La théorie keynésienne est avant tout une critique radicale de la loi de Say. Il y a chez Keynes une explication du sous emploi et de la crise. On verra même qu'il y en a plusieurs. Keynes contrairement aux néoclassiques, considère un univers d'incertitude radicale, c'est-à-dire un univers non probabilisable, où l'information et la connaissance du monde sont insuffisantes. Dans cet univers, Keynes considère que l'offre ne crée pas sa demande, mais plutôt que c'est la demande (anticipée) par les entrepreneurs qui détermine leur offre. Keynes considère également qu'une décision de non consommation présente n'équivaut pas à consommer demain et que les agents ont une tendance à la thésaurisation, car pour se couvrir de l'incertitude, les agents ont une préférence pour la liquidité. Cette thésaurisation rend ainsi possible la surproduction. Keynes considère également que l'épargne ne se transforme pas investissement, mais que c'est au contraire l'investissement qui crée l'épargne, ce qui rend invalide l'argument habituel de la loi de Say. Au contraire, pour Keynes, ce sont les anticipations d'investissement et de consommation qui déterminent le niveau d'emploi et de revenu. En appelant Y le revenu, Yd la demande globale, N l'emploi, C la consommation et I l'investissement, on a : Y=Yd=C+I et N=f(Y)

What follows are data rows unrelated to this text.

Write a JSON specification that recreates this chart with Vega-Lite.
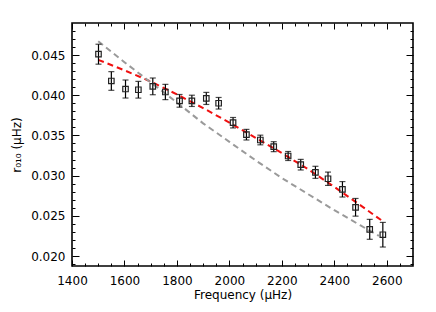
{
  "$schema": "https://vega.github.io/schema/vega-lite/v6.json",
  "width": 341,
  "height": 243,
  "autosize": {"type": "none"},
  "padding": {"left": 72, "top": 23, "right": 23, "bottom": 46},
  "background": "white",
  "datasets": {
    "pts": [
      {"freq": 1501, "r": 0.0451, "lo": 0.04386, "hi": 0.04634},
      {"freq": 1550, "r": 0.04177, "lo": 0.04061, "hi": 0.04293},
      {"freq": 1604, "r": 0.04077, "lo": 0.03965, "hi": 0.04189},
      {"freq": 1653, "r": 0.04068, "lo": 0.03964, "hi": 0.04172},
      {"freq": 1708, "r": 0.0411, "lo": 0.04006, "hi": 0.04214},
      {"freq": 1756, "r": 0.0404, "lo": 0.03945, "hi": 0.04135},
      {"freq": 1810, "r": 0.0393, "lo": 0.03851, "hi": 0.04009},
      {"freq": 1857, "r": 0.0393, "lo": 0.0386, "hi": 0.04},
      {"freq": 1912, "r": 0.0396, "lo": 0.03885, "hi": 0.04035},
      {"freq": 1959, "r": 0.039, "lo": 0.03828, "hi": 0.03972},
      {"freq": 2014, "r": 0.03658, "lo": 0.03593, "hi": 0.03723},
      {"freq": 2065, "r": 0.03509, "lo": 0.03443, "hi": 0.03575},
      {"freq": 2118, "r": 0.03443, "lo": 0.03383, "hi": 0.03503},
      {"freq": 2169, "r": 0.0336, "lo": 0.03298, "hi": 0.03422},
      {"freq": 2224, "r": 0.03244, "lo": 0.03188, "hi": 0.033},
      {"freq": 2272, "r": 0.03136, "lo": 0.0307, "hi": 0.03202},
      {"freq": 2328, "r": 0.03041, "lo": 0.02966, "hi": 0.03116},
      {"freq": 2376, "r": 0.02961, "lo": 0.02878, "hi": 0.03044},
      {"freq": 2431, "r": 0.0283, "lo": 0.02734, "hi": 0.02926},
      {"freq": 2481, "r": 0.02606, "lo": 0.02496, "hi": 0.02716},
      {"freq": 2535, "r": 0.02332, "lo": 0.02208, "hi": 0.02456},
      {"freq": 2585, "r": 0.02265, "lo": 0.02112, "hi": 0.02418}
    ],
    "red": [
      {"freq": 1500, "r": 0.0444},
      {"freq": 1600, "r": 0.0431},
      {"freq": 1700, "r": 0.0417},
      {"freq": 1800, "r": 0.0401},
      {"freq": 1900, "r": 0.0384},
      {"freq": 2000, "r": 0.0366},
      {"freq": 2100, "r": 0.0347},
      {"freq": 2200, "r": 0.0328},
      {"freq": 2300, "r": 0.0308},
      {"freq": 2400, "r": 0.0286},
      {"freq": 2500, "r": 0.0263},
      {"freq": 2590, "r": 0.0242}
    ],
    "gray": [
      {"freq": 1500, "r": 0.0467},
      {"freq": 1600, "r": 0.0441},
      {"freq": 1700, "r": 0.0416},
      {"freq": 1800, "r": 0.0391},
      {"freq": 1900, "r": 0.0365},
      {"freq": 2000, "r": 0.0342},
      {"freq": 2100, "r": 0.0319},
      {"freq": 2200, "r": 0.0297},
      {"freq": 2300, "r": 0.0277},
      {"freq": 2400, "r": 0.0257},
      {"freq": 2500, "r": 0.0238},
      {"freq": 2570, "r": 0.0225}
    ]
  },
  "resolve": {"axis": {"x": "independent", "y": "independent"}},
  "layer": [
    {
      "data": {"name": "red"},
      "mark": {"type": "line", "color": "#f01010", "strokeWidth": 2, "strokeDash": [6, 4]},
      "encoding": {
        "x": {"field": "freq", "type": "quantitative", "scale": {"domain": [1400, 2700], "nice": false, "zero": false},
          "axis": {"orient": "bottom", "ticks": false, "labels": true, "values": [1400, 1600, 1800, 2000, 2200, 2400, 2600], "labelPadding": 9, "labelFlush": false, "labelOverlap": false, "title": "Frequency (μHz)", "titlePadding": 3, "format": "d"}},
        "y": {"field": "r", "type": "quantitative", "scale": {"domain": [0.01876, 0.04898], "nice": false, "zero": false},
          "axis": {"orient": "left", "ticks": false, "labels": true, "values": [0.02, 0.025, 0.03, 0.035, 0.04, 0.045], "format": ".3f", "labelPadding": 7, "labelFlush": false, "labelOverlap": false, "title": "r₀₁₀ (μHz)", "titlePadding": 7}}
      }
    },
    {
      "data": {"name": "gray"},
      "mark": {"type": "line", "color": "#9a9a9a", "strokeWidth": 2, "strokeDash": [6, 4]},
      "encoding": {
        "x": {"field": "freq", "type": "quantitative", "scale": {"domain": [1400, 2700], "nice": false, "zero": false},
          "axis": {"orient": "bottom", "labels": false, "tickSize": -6, "values": [1400, 1600, 1800, 2000, 2200, 2400, 2600], "title": null}},
        "y": {"field": "r", "type": "quantitative", "scale": {"domain": [0.01876, 0.04898], "nice": false, "zero": false},
          "axis": {"orient": "left", "labels": false, "tickSize": -7, "values": [0.02, 0.025, 0.03, 0.035, 0.04, 0.045], "title": null}}
      }
    },
    {
      "data": {"name": "pts"},
      "mark": {"type": "rule", "color": "black", "strokeWidth": 1.2},
      "encoding": {
        "x": {"field": "freq", "type": "quantitative", "scale": {"domain": [1400, 2700], "nice": false, "zero": false},
          "axis": {"orient": "bottom", "labels": false, "tickSize": -3, "values": [1450, 1500, 1550, 1650, 1700, 1750, 1850, 1900, 1950, 2050, 2100, 2150, 2250, 2300, 2350, 2450, 2500, 2550, 2650], "title": null}},
        "y": {"field": "lo", "type": "quantitative", "scale": {"domain": [0.01876, 0.04898], "nice": false, "zero": false},
          "axis": {"orient": "left", "labels": false, "tickSize": -3, "values": [0.019, 0.021, 0.022, 0.023, 0.024, 0.026, 0.027, 0.028, 0.029, 0.031, 0.032, 0.033, 0.034, 0.036, 0.037, 0.038, 0.039, 0.041, 0.042, 0.043, 0.044, 0.046, 0.047, 0.048], "title": null}},
        "y2": {"field": "hi"}
      }
    },
    {
      "data": {"name": "pts"},
      "mark": {"type": "tick", "orient": "horizontal", "color": "black", "size": 6, "thickness": 1.2},
      "encoding": {
        "x": {"field": "freq", "type": "quantitative", "scale": {"domain": [1400, 2700], "nice": false, "zero": false},
          "axis": {"orient": "top", "labels": false, "tickSize": -6, "values": [1400, 1600, 1800, 2000, 2200, 2400, 2600], "title": null}},
        "y": {"field": "lo", "type": "quantitative", "scale": {"domain": [0.01876, 0.04898], "nice": false, "zero": false},
          "axis": {"orient": "right", "labels": false, "tickSize": -7, "values": [0.02, 0.025, 0.03, 0.035, 0.04, 0.045], "title": null}}
      }
    },
    {
      "data": {"name": "pts"},
      "mark": {"type": "tick", "orient": "horizontal", "color": "black", "size": 6, "thickness": 1.2},
      "encoding": {
        "x": {"field": "freq", "type": "quantitative", "scale": {"domain": [1400, 2700], "nice": false, "zero": false},
          "axis": {"orient": "top", "labels": false, "tickSize": -3, "values": [1450, 1500, 1550, 1650, 1700, 1750, 1850, 1900, 1950, 2050, 2100, 2150, 2250, 2300, 2350, 2450, 2500, 2550, 2650], "title": null}},
        "y": {"field": "hi", "type": "quantitative", "scale": {"domain": [0.01876, 0.04898], "nice": false, "zero": false},
          "axis": {"orient": "right", "labels": false, "tickSize": -3, "values": [0.019, 0.021, 0.022, 0.023, 0.024, 0.026, 0.027, 0.028, 0.029, 0.031, 0.032, 0.033, 0.034, 0.036, 0.037, 0.038, 0.039, 0.041, 0.042, 0.043, 0.044, 0.046, 0.047, 0.048], "title": null}}
      }
    },
    {
      "data": {"name": "pts"},
      "mark": {"type": "point", "shape": "square", "filled": false, "stroke": "#222222", "strokeWidth": 1.2, "size": 30, "opacity": 1},
      "encoding": {
        "x": {"field": "freq", "type": "quantitative", "scale": {"domain": [1400, 2700], "nice": false, "zero": false}, "axis": null},
        "y": {"field": "r", "type": "quantitative", "scale": {"domain": [0.01876, 0.04898], "nice": false, "zero": false}, "axis": null}
      }
    }
  ],
  "config": {
    "view": {"stroke": "black", "strokeWidth": 1.6},
    "axis": {"domain": false, "grid": false, "tickColor": "black", "tickWidth": 1, "labelColor": "black", "labelFont": "DejaVu Sans", "labelFontSize": 12, "titleFont": "DejaVu Sans", "titleFontSize": 12, "titleFontWeight": "normal", "titleColor": "black"}
  }
}
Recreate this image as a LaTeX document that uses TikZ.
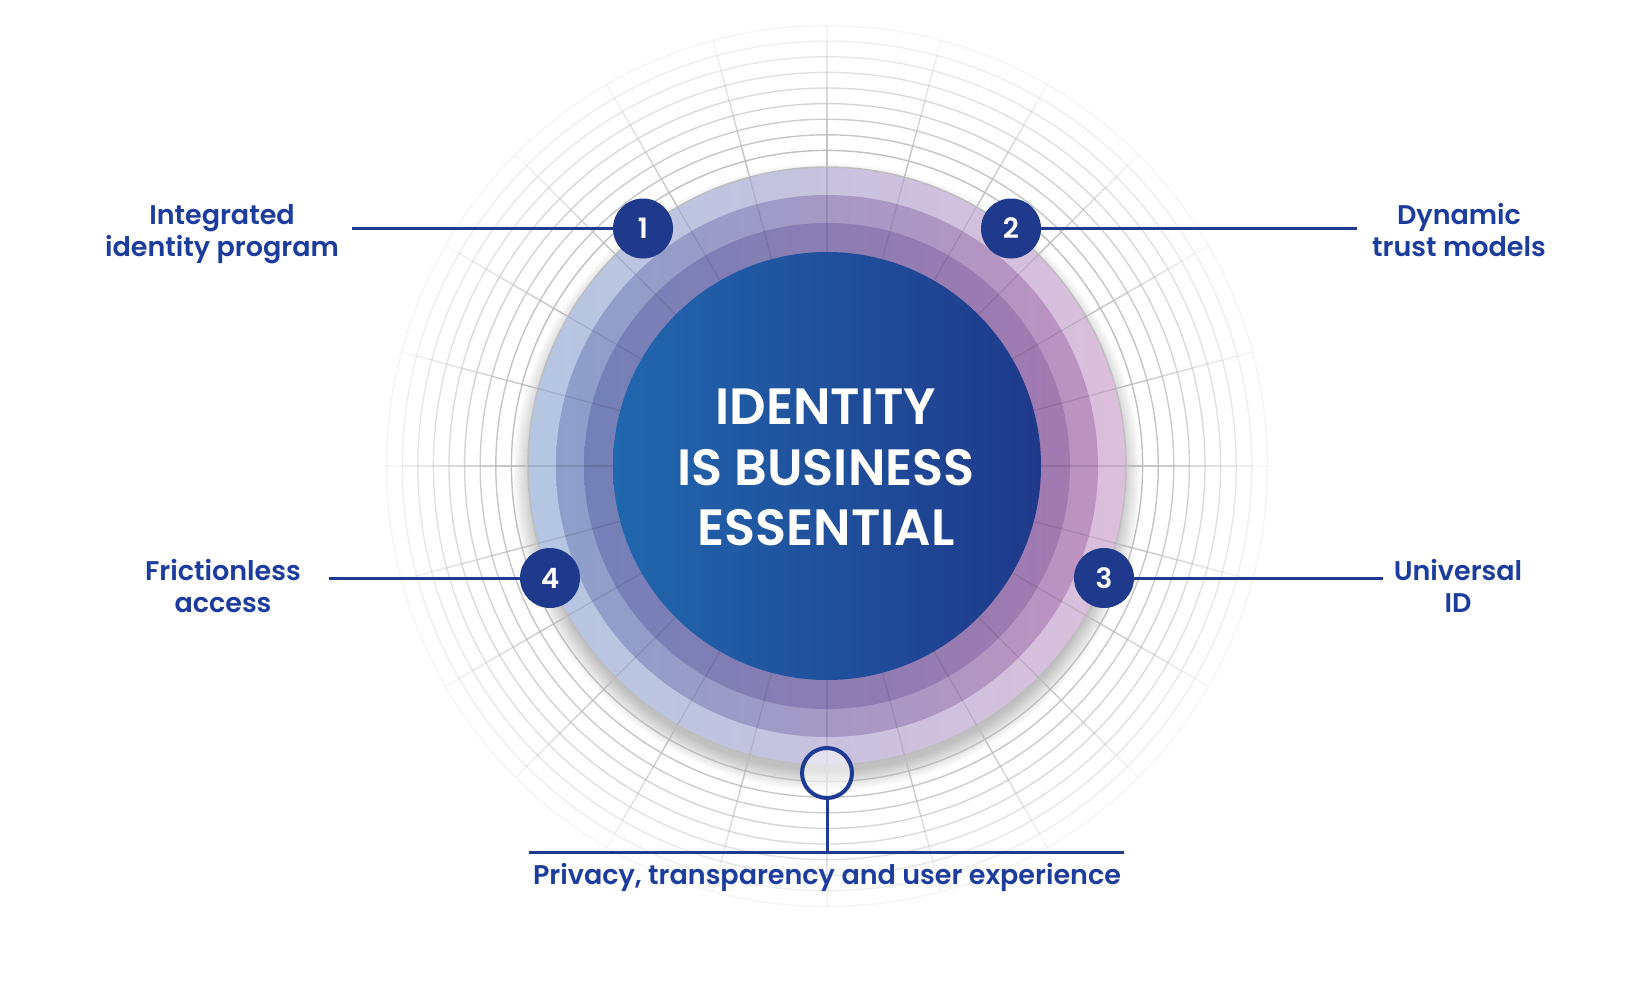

L'épargne S étant la partie du revenu non consommé, on a : S=Y-C=I
La consommation dépend selon Keynes de la loi psychologique fondamentale (essentiellement le fait que la propension marginale à consommer « c » est comprise entre 0 et 1), et l'investissement dépend de la différence entre l'efficacité marginale du capital (la rentabilité escomptée de l'investissement, emc) et le taux d'intérêt i. On a (en simplifiant) : C =cY et I=g(emc ; i)
L'emc dépend fondamentalement des anticipations pessimistes ou optimistes, du climat d'affaires, quant à la possibilité de faire du profit en investissant. Lorsque l'emc est déprimée, l'investissement est réduit. Il en résulte une chute du revenu national et de l'emploi, qui engendre ensuite une série successive de chute de la consommation, du revenu et de l'emploi d'autant plus que la propension à consommer est forte. Ainsi :
Y=C+I=cY+I, d'où Y=I/(1-c)
Une variation de l'investissement entraîne une variation proportionnelle est supérieure du revenu.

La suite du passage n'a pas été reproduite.